I am a non-binary, female-ish person. With girl parts.
I have had relationships with two transgender people. One of who is going to be my wife sometime in the next year or so.
When I was in my late teens, I identified as male. For as long as I can remember, I have had issues with my gender identity. I will always remember the time when I was six, and I got into deep trouble at school for punching Franny G in the chest because she kept telling everybody I was really a boy. I punched her because of the nasty look on her face when she said it - not because of what she was saying. I didn't really see why I was supposed to be upset by her saying I was a boy. It was like she was trying to insult me by saying I was a kid with some clothes on and some hair.
Fast-forward. I'm eight, trying to pee standing up, playing Power Rangers and climbing trees. I would steal my younger brother's Star Wars action figures and pretend to be Jim Hawkins from Treasure Island. I played with Barbies and My Little Ponies too, but the Barbies would generally go on adventures with Luke and Han and my favourite purple pony would go on a trek through the sandpit (ruining it). I read The Hobbit and rampaged through the woods pretending to be a dwarf or a goblin. I put toy cars into bed and had pet pine cones in shoeboxes with a blanket and some grass for the pine cone to eat.
I can't say I ever remember being upset by my gender. I remember hating when my mother put me in tights and mohair sweaters, but I never rejected 'girly' clothing as such.
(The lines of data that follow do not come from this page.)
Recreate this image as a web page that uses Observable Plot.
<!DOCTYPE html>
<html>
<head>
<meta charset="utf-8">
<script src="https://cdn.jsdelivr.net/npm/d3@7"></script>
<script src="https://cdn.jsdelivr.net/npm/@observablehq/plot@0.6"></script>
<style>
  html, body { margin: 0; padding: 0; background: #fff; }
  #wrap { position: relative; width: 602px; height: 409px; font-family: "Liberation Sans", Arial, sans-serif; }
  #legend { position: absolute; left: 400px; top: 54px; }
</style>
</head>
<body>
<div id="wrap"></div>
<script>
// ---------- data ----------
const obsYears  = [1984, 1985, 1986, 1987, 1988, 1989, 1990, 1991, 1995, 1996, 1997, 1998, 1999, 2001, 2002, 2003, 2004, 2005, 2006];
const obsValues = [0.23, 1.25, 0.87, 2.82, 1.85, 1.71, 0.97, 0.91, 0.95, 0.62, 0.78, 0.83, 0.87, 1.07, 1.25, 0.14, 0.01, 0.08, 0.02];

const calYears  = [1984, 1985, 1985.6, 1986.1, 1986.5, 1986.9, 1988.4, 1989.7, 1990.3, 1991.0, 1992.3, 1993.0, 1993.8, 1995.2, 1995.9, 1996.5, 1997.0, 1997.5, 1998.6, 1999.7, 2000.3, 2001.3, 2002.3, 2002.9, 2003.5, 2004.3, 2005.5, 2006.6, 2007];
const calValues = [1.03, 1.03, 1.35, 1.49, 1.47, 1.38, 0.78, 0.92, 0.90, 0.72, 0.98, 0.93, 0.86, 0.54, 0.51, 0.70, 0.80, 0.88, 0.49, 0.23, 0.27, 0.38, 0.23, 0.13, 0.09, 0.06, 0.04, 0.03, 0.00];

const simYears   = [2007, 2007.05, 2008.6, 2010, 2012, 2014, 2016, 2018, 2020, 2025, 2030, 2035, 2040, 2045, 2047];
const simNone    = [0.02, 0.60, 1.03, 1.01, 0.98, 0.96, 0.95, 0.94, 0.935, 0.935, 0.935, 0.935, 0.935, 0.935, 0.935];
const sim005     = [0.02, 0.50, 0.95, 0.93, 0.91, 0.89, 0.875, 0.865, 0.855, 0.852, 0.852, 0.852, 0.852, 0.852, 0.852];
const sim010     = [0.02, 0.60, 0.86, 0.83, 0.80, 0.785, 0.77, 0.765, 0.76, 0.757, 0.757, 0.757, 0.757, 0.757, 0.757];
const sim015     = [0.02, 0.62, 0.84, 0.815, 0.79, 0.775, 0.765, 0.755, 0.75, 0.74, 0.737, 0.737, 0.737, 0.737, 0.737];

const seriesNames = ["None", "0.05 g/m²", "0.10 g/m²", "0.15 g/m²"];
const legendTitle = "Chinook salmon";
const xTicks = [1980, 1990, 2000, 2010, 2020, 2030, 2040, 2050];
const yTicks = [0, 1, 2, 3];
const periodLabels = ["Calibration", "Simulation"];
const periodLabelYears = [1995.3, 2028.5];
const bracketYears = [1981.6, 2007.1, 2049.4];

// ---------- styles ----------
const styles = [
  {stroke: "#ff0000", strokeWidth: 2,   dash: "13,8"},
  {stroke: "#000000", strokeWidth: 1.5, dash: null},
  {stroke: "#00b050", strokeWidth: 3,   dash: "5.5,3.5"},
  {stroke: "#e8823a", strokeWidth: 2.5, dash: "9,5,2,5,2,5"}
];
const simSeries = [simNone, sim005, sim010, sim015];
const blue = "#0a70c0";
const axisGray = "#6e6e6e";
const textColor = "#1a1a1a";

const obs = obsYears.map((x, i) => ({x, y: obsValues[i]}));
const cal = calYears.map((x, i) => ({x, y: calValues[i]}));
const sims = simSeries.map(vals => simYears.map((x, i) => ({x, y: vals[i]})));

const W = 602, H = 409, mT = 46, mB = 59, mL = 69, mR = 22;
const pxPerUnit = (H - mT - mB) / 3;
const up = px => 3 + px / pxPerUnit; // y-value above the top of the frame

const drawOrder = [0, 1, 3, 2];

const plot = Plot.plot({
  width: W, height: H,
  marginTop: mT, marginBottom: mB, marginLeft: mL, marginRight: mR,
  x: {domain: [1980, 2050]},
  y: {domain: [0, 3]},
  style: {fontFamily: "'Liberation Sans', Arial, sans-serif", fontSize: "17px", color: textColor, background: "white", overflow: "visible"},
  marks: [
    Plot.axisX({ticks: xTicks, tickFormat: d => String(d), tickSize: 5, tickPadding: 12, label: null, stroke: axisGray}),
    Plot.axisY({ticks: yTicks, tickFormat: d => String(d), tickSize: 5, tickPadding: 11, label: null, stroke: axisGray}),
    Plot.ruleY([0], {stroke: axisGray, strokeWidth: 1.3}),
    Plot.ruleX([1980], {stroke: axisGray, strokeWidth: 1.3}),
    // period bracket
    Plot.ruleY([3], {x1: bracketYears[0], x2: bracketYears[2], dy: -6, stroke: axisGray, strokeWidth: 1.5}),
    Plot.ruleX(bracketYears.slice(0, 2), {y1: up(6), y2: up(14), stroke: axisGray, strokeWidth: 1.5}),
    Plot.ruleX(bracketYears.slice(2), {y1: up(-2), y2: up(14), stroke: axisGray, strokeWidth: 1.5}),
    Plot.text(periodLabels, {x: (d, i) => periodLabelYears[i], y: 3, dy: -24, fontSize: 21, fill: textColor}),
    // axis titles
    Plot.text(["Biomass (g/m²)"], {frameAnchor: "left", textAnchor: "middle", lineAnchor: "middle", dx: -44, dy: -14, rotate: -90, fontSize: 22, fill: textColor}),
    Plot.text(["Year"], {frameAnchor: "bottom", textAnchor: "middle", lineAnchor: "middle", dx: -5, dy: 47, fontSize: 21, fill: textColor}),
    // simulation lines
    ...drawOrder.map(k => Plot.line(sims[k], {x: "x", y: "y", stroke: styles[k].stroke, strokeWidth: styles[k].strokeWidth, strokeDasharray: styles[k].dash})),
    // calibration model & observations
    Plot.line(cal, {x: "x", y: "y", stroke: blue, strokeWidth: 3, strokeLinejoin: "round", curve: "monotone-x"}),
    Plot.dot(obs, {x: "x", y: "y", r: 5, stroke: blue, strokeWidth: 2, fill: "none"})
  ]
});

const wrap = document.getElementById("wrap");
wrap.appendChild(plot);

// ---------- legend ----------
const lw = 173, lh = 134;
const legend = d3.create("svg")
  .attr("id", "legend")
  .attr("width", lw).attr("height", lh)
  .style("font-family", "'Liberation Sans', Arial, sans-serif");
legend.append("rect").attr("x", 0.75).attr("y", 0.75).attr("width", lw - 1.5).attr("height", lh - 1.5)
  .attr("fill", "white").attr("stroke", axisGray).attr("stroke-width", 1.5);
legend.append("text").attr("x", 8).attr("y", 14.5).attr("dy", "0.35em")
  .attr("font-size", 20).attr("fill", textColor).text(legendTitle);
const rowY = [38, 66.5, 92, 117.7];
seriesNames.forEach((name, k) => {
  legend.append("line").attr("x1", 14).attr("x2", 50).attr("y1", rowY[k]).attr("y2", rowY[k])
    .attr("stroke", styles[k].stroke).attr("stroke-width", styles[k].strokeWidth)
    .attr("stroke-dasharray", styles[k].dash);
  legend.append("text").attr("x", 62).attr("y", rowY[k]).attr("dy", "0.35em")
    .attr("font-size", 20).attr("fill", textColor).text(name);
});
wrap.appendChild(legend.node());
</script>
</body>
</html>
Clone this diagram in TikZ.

The problems actually began when I was about fifteen. Dysphoria raged for the next five years. I hated being touched. I would never have fantasies about myself - it was always a fictional character in my place. Nine times out of ten, that fictional character was male. I associated being female with being vulnerable and being hurt in every sense of the word. Part of me still does.
In my second year of university, I was doing my best to present and live as a male. My close friends were very sweet about this, even though I didn't remotely pass (the DD chest is a major drawback!) I was introduced to this boy Jack, who was in much the same position as I was. Jack and I 'went out' from May until December of that year. In those seven months, we never did anything apart from kiss and cuddle, because both of us were so dysphoric. We mostly sexted while roleplaying our favourite characters from movies - quite often in front of other people. I remember tipping over my half-full pint of cider in the pub during one particularly fun storyline.
It was only after we separated that I realised I still couldn't stand being physical with anyone. Especially cis males.
This, I put down to my disastrous first relationship (which I won't go into - don't want to trigger anyone!) and told myself that if I did it enough times, eventually I wouldn't be as scared.
I told myself this for the next eight years, through three more relationships with cis men, one of whom I foolishly married. It never got any better.
And then I met my future wife, and I had never wanted anyone the way I wanted her. Physically and mentally. Mind, body,
and soul. It scared me. It still scares me. I'd forgotten what it was like to want to be touched, to not cringe and dissociate and to not run to the shower afterwards and scrub my skin off. I'd forgotten that it wasn't supposed to hurt. And I realised - I'd been in denial for years. When I met her, my fiancee was pre-op. I realised I liked girls. I like girls, and it doesn't matter what's in their pants. Now, this took a while to work out - it wasn't exactly a lightbulb moment. It took weeks of confusion, of doodling her name at work and posting lyrics on my Facebook wall that made me think of her. I'd spent years identifying as a bisexual man in a woman's body. Then a bisexual genderfluid.
When we first met, she told me "I know my own." Strangely, I introduced myself to her as a boy - but due to her influence and the peace of mind that comes with being hers, I came to the conclusion that I can be happy with my female body. I am genderfluid and female-ish. I have never felt so unselfconscious as I do with her.
To quote Suzanne from Orange is the New Black, 'It's like you become more you. Which normally is like [mimes a bomb going off] but the person, like, whoever, they chose to take all that on. All that weird stuff. But now it's okay... whatever is wrong or bad or hiding in you, suddenly itís alright. You don't feel like such a freak anymore.'
We have our difficulties, like any other couple. I have myriad mental health issues. She had to go through the pain of hormones and surgery - but we're always okay. And we always will be. Because we understand each other on a deeper level.
And this is why Communi-T is so important. Why we can support and love each other through everything, through our journeys. We understand. We are all misfits together.